L’exception française

Le parlement européen a adopté le traité de libre-échange avec le Canada de Justin Trudeau, connu sous le nom de CETA, à une large majorité grâce à l’alliance des libéraux et des sociaux-démocrates, favorables au projet. Cependant, les eurodéputés français s’y sont opposés puisque seuls 16 sur 74 ont voté en faveur du texte. On se souvient que la Wallonie a longtemps bloqué le projet de traité avant de se satisfaire de quelques aménagements et de donner son feu vert. Le traité devra encore être ratifié par les 38 parlements nationaux et régionaux avant d’être complètement mis en œuvre.

Les apparences démocratiques sont donc sauves, si on laisse de côté le fait que la plus grande partie des dispositions sera appliquée progressivement et de manière provisoire sans attendre les résultats de cette consultation qui devrait durer des mois, sinon des années. Une politique du fait accompli qui soulève l’opposition des détracteurs du projet.
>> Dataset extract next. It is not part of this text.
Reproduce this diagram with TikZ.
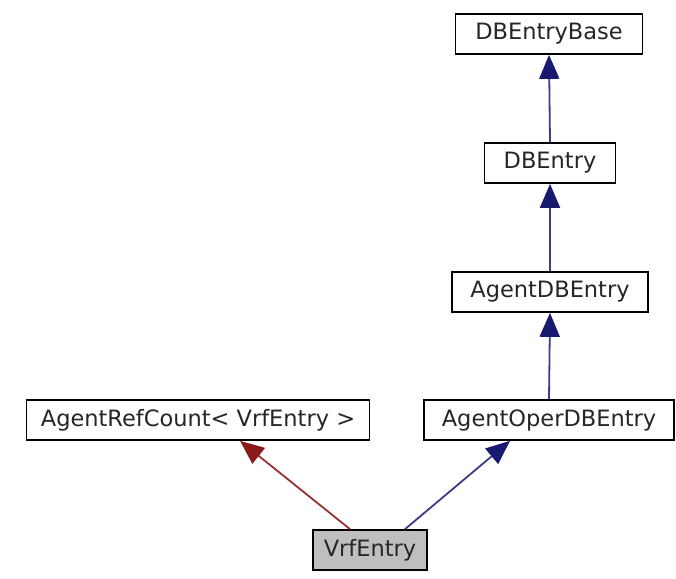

Les députés européens n’ont, semble-t-il, pas tenu compte des 3 millions et demi de citoyens qui ont signé la pétition contre ce traité qui représente une menace pour la démocratie et risque de renforcer le pouvoir des multinationales. Les arguments des signataires sont solides et s’appuient notamment sur l’abandon des normes qui protègent les productions locales et la capacité des grands groupes à faire condamner les états qui porteraient atteinte à leurs intérêts.

Ce traité démontre une fois de plus que pour beaucoup d’états européens, notamment ceux qui ont rejoint l’Union de fraîche date, la communauté européenne n’est rien d’autre qu’un cartel économique, réuni par la conjonction d’intérêts commerciaux et propre à passer des accords avec d’autres entités similaires afin de préserver sa capacité à faire du bizness. Les questions humaines passent toujours au second plan, que ce soit en matière de droits de l’homme, de défense de l’environnement, ou de règles protectrices en matière de droit du travail et de la consommation. Nous sommes bien loin des idéaux qui ont présidé au projet des « pères fondateurs », dont un des principaux objectifs était de pacifier le continent européen pour éviter le retour de guerres meurtrières et fratricides. Cette Europe mercantile ne fait plus rêver, y compris ses plus ardents défenseurs. On a souvent opposé l’Europe des peuples à l’Europe des dirigeants, accusés de prendre les décisions dans l’isolement des cabinets de la Commission. Ce n’est pas par ce genre de décision que le Parlement européen convaincra les opinions publiques qu’il peut représenter une alternative démocratique à la gouvernance technocratique de Bruxelles ou aux conférences des chefs d’état et de gouvernement.

Commentaires  

#1 jacotte 86 20-02-2017 11:11
et que dire des virages que prend l'Europe politique ,ceci expliquant sans doute cela! Comment sortir de cette spirale?